> [Goal of the exercise] Pick out and copy every line below that has the word "this".

>> BEGIN Entries provided

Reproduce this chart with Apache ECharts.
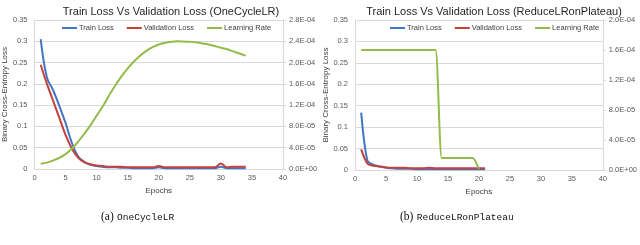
<!DOCTYPE html>
<html>
<head>
<meta charset="utf-8">
<script src="https://cdn.jsdelivr.net/npm/echarts@6/dist/echarts.min.js"></script>
<style>
html,body{margin:0;padding:0;background:#fff;}
#c{width:640px;height:245px;}
</style>
</head>
<body>
<div id="c"></div>
<script>
// ---- Data (a) OneCycleLR ----
var epochsA = [1,2,3,4,5,6,7,8,9,10,11,12,13,14,15,16,17,18,19,20,21,22,23,24,25,26,27,28,29,30,31,32,33,34];
var trainA = [0.305,0.215,0.185,0.148,0.108,0.062,0.030,0.017,0.010,0.007,0.005,0.004,0.004,0.003,0.003,0.002,0.002,0.002,0.002,0.004,0.002,0.002,0.002,0.002,0.002,0.002,0.002,0.002,0.002,0.005,0.002,0.002,0.002,0.002];
var valA = [0.245,0.200,0.160,0.120,0.080,0.048,0.027,0.016,0.011,0.008,0.007,0.005,0.005,0.005,0.004,0.004,0.004,0.004,0.004,0.007,0.004,0.004,0.004,0.004,0.004,0.004,0.004,0.004,0.004,0.013,0.004,0.005,0.005,0.005];
var lrA = [1.0e-5,1.2e-5,1.6e-5,2.1e-5,2.8e-5,3.8e-5,5.1e-5,6.6e-5,8.2e-5,1.0e-4,1.18e-4,1.38e-4,1.57e-4,1.74e-4,1.89e-4,2.02e-4,2.13e-4,2.22e-4,2.29e-4,2.34e-4,2.37e-4,2.39e-4,2.40e-4,2.395e-4,2.39e-4,2.38e-4,2.36e-4,2.34e-4,2.31e-4,2.28e-4,2.25e-4,2.21e-4,2.17e-4,2.13e-4];

// ---- Data (b) ReduceLRonPlateau ----
var epochsB = [1,2,3,4,5,6,7,8,9,10,11,12,13,14,15,16,17,18,19,20,21];
var trainB = [0.134,0.022,0.012,0.008,0.005,0.004,0.003,0.003,0.003,0.002,0.002,0.002,0.002,0.002,0.002,0.002,0.002,0.002,0.002,0.002,0.002];
var valB = [0.048,0.015,0.010,0.008,0.006,0.005,0.005,0.005,0.004,0.004,0.004,0.005,0.004,0.004,0.004,0.004,0.004,0.004,0.004,0.004,0.004];
var lrB = [1.6e-4,1.6e-4,1.6e-4,1.6e-4,1.6e-4,1.6e-4,1.6e-4,1.6e-4,1.6e-4,1.6e-4,1.6e-4,1.6e-4,1.6e-4,1.6e-5,1.6e-5,1.6e-5,1.6e-5,1.6e-5,1.6e-5,1.6e-6];

var titles = ['Train Loss Vs Validation Loss (OneCycleLR)', 'Train Loss Vs Validation Loss (ReduceLRonPlateau)'];
var seriesNames = ['Train Loss', 'Validation Loss', 'Learning Rate'];
var captionTags = ['(a)', '(b)'];
var captionNames = ['OneCycleLR', 'ReduceLRonPlateau'];

function pairs(xs, ys){ var out=[]; for (var i=0;i<ys.length;i++) out.push([xs[i], ys[i]]); return out; }
function sci(v){
  if (Math.abs(v) < 1e-12) return '0.0E+00';
  var s = v.toExponential(1).split('e');
  var e = parseInt(s[1],10);
  var a = Math.abs(e);
  return s[0] + 'E' + (e<0?'-':'+') + (a<10?'0'+a:a);
}
var FONT = 'Liberation Sans, Arial, sans-serif';
var GRAY = '#d9d9d9';
var LBL = '#595959';
var colors = ['#4275c4', '#c4413d', '#93bb4a'];

function xAx(gi){
  return {
    gridIndex: gi, type: 'value', min: 0, max: 40, interval: 5,
    name: 'Epochs', nameLocation: 'middle', nameGap: 15,
    nameTextStyle: {fontFamily: FONT, fontSize: 8, color: '#404040'},
    axisLine: {show: true, lineStyle: {color: GRAY, width: 1}},
    axisTick: {show: false},
    axisLabel: {fontFamily: FONT, fontSize: 7.5, color: LBL, margin: 5},
    splitLine: {show: false}
  };
}
function yLeft(gi){
  return {
    gridIndex: gi, type: 'value', min: 0, max: 0.35, interval: 0.05,
    name: 'Binary Cross-Entropy Loss', nameLocation: 'middle', nameGap: 20, nameRotate: 90,
    nameTextStyle: {fontFamily: FONT, fontSize: 8, color: '#404040'},
    axisLine: {show: true, lineStyle: {color: GRAY, width: 1}},
    axisTick: {show: false},
    axisLabel: {fontFamily: FONT, fontSize: 7.5, color: LBL, margin: 7,
      formatter: function(v){ return String(Math.round(v*100)/100); }},
    splitLine: {show: true, lineStyle: {color: GRAY, width: 1}}
  };
}
function yRight(gi, max){
  return {
    gridIndex: gi, type: 'value', position: 'right', min: 0, max: max, interval: 4e-5,
    axisLine: {show: true, lineStyle: {color: GRAY, width: 1}},
    axisTick: {show: true, length: 3, lineStyle: {color: GRAY}},
    axisLabel: {fontFamily: FONT, fontSize: 7.5, color: LBL, margin: 6, formatter: sci},
    splitLine: {show: false}
  };
}
function ser(name, xi, yi, data, color, smooth){
  return {
    name: name, type: 'line', xAxisIndex: xi, yAxisIndex: yi, data: data,
    symbol: 'none', smooth: smooth, lineStyle: {color: color, width: 2}, itemStyle: {color: color},
    animation: false
  };
}
function legend(left){
  return {
    left: left, top: 24, padding: 0, icon: 'rect', itemWidth: 15, itemHeight: 2, itemGap: 13,
    data: seriesNames,
    textStyle: {fontFamily: FONT, fontSize: 7.5, color: '#404040', padding: [0,0,0,-3]}
  };
}
var capRich = {
  t: {fontFamily: 'Liberation Serif, serif', fontSize: 11.5, fill: '#111'},
  m: {fontFamily: 'Liberation Mono, monospace', fontSize: 9.5, fill: '#111'}
};

var chart = echarts.init(document.getElementById('c'), null, {renderer: 'canvas'});
chart.setOption({
  animation: false,
  backgroundColor: '#fff',
  color: colors,
  title: [
    {text: titles[0], left: 166, top: 1, textAlign: 'center', textStyle: {fontFamily: FONT, fontSize: 11, fontWeight: 'normal', color: '#262626'}},
    {text: titles[1], left: 489, top: 1, textAlign: 'center', textStyle: {fontFamily: FONT, fontSize: 11, fontWeight: 'normal', color: '#262626'}}
  ],
  legend: [legend(62), legend(390)],
  grid: [
    {left: 31, top: 20, width: 252, height: 149},
    {left: 355, top: 20, width: 252, height: 150}
  ],
  xAxis: [xAx(0), xAx(1)],
  yAxis: [yLeft(0), yRight(0, 2.8e-4), yLeft(1), yRight(1, 2.0e-4)],
  series: [
    ser(seriesNames[0], 0, 0, pairs(epochsA, trainA), colors[0], 0.4),
    ser(seriesNames[1], 0, 0, pairs(epochsA, valA), colors[1], 0.4),
    ser(seriesNames[2], 0, 1, pairs(epochsA, lrA), colors[2], 0.4),
    ser(seriesNames[0], 1, 2, pairs(epochsB, trainB), colors[0], 0.3),
    ser(seriesNames[1], 1, 2, pairs(epochsB, valB), colors[1], 0.3),
    ser(seriesNames[2], 1, 3, pairs(epochsB, lrB), colors[2], 0.2)
  ],
  graphic: [
    {type: 'text', left: 101, top: 211, style: {text: '{t|' + captionTags[0] + '} {m|' + captionNames[0] + '}', rich: capRich}},
    {type: 'text', left: 400, top: 211, style: {text: '{t|' + captionTags[1] + '} {m|' + captionNames[1] + '}', rich: capRich}}
  ]
});
</script>
</body>
</html>
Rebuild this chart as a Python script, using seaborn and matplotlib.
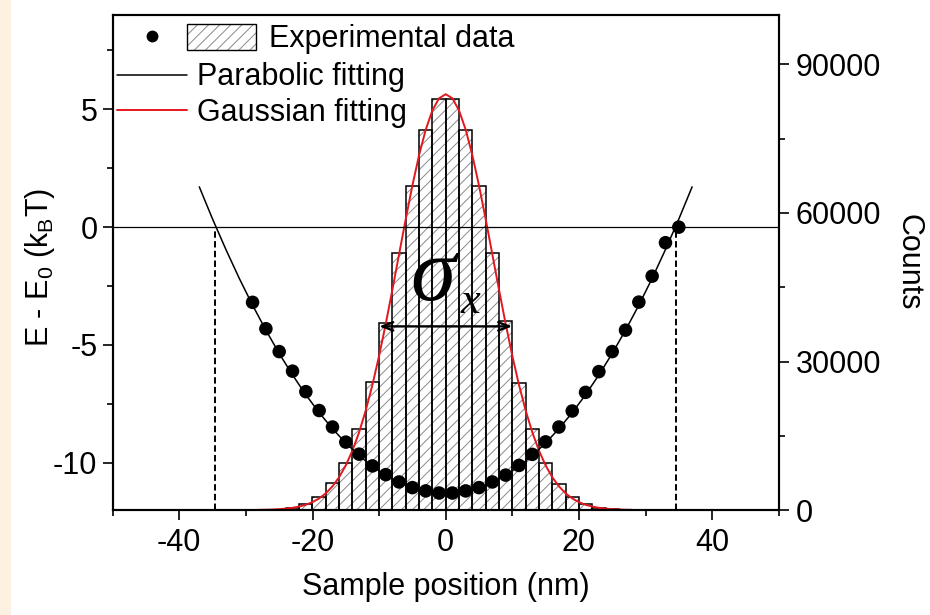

>> END Entries provided

> [Written answer]
Reproduce this chart with Apache ECharts.
Rebuild this chart as a Python script, using seaborn and matplotlib.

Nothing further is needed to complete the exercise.